Russia/EU: Moment of Truth Over Human Rights

Publisher Human Rights Watch
Publication Date 18 December 2012
Cite as Human Rights Watch, Russia/EU: Moment of Truth Over Human Rights, 18 December 2012, available at: http://www.refworld.org/docid/50d42d2c2.html [accessed 21 October 2014]
DisclaimerThis is not a UNHCR publication. UNHCR is not responsible for, nor does it necessarily endorse, its content. Any views expressed are solely those of the author or publisher and do not necessarily reflect those of UNHCR, the United Nations or its Member States.

The European Union should urge President Vladimir Putin at the upcoming EU-Russia summit meeting to end the crackdown on Russia's civil society, Human Rights Watch said today. The 30th summit meeting since two sides started meeting regularly will be on December 21, 2012, in Brussels.
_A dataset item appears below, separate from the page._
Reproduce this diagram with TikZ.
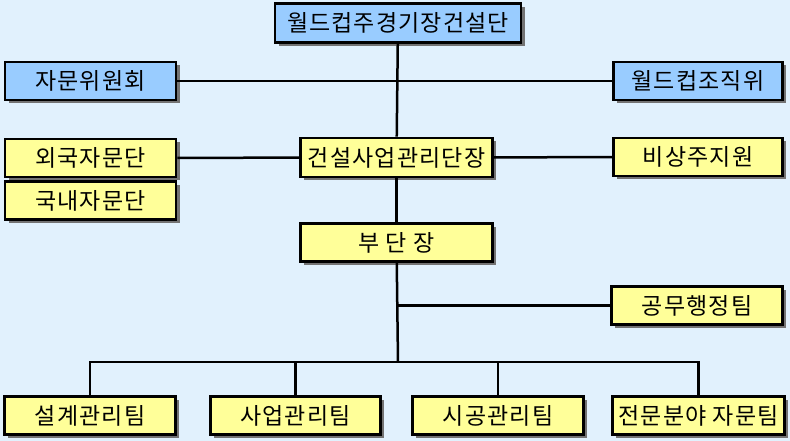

"The EU should convey a clear sense of alarm at the crackdown of the past six months on Russia's vibrant civil society," said Hugh Williamson, Europe and Central Asia director at Human Rights Watch. "And the EU should press the Russian leadership to stop trying to choke off free speech and assembly and any sign of dissent."

Since Putin's return to the presidency in May, Russia's parliament has adopted a series of laws that imposed new restrictions on public assemblies and raised financial sanctions for violations to the level of criminal fines, re-criminalized libel, and imposed new restrictions on internet content. Discriminatory legislation is pending in Russia's parliament that would ban "propaganda of homosexuality" among those under age 18.

A particularly problematic law adopted in July forces nongovernmental organizations that engage in advocacy work and accept foreign funding to register as "foreign agents," a move that tries to demonize nongovernmental organizations in the public eye as spies and traitors, Human Rights Watch said. Another law, adopted in November, expands the definition of "treason" in ways that could criminalize international human rights advocacy.

Against this backdrop, Russian government statements that criticize nongovernmental organizations and foreigners are on the rise. Smear campaigns in state-run and pro-Kremlin outlets have targeted prominent nongovernmental groups. Officials in several regions have ordered civil servants and others not to cooperate with representatives of foreign organizations and foreign-funded domestic groups.

On September 11, 2012, the EU high representative for foreign affairs and security policy,Catherine Ashton, said that the new laws and other developments were "of very serious concern to the European Union" and that the "trend raises serious questions as to the state of the rule of law in the country." Ashton also spoke out about several of the laws just after they were adopted.

Russia's leadership has rejected EU criticism. In response, a Russian Foreign Ministry representative presented a report on December 13 to the EU human rights commissioner in Brussels on human rights abuses in the EU.

In November, Putin's press secretary, Dmitry Peskov implied in a news interview that Russia would not tolerate "interference by outsiders" in domestic affairs, including human rights practices. Peskov also contended that Russia experts abroad were "losing interest" in human rights.

The EU should publicly call on the Russian government to repeal or amend the laws adopted this summer that restrict basic rights and the activities of civil society and to bring Russia in line with its international obligations, Human Rights Watch said.

"The crackdown on civil society is eroding the rule of law in Russia," Williamson said. "The repressive moves against nongovernmental groups and independent voices are also eroding the foundations on which the EU's relationship with Russia is based. Russia's crackdown should be a key element of Friday's summit meeting."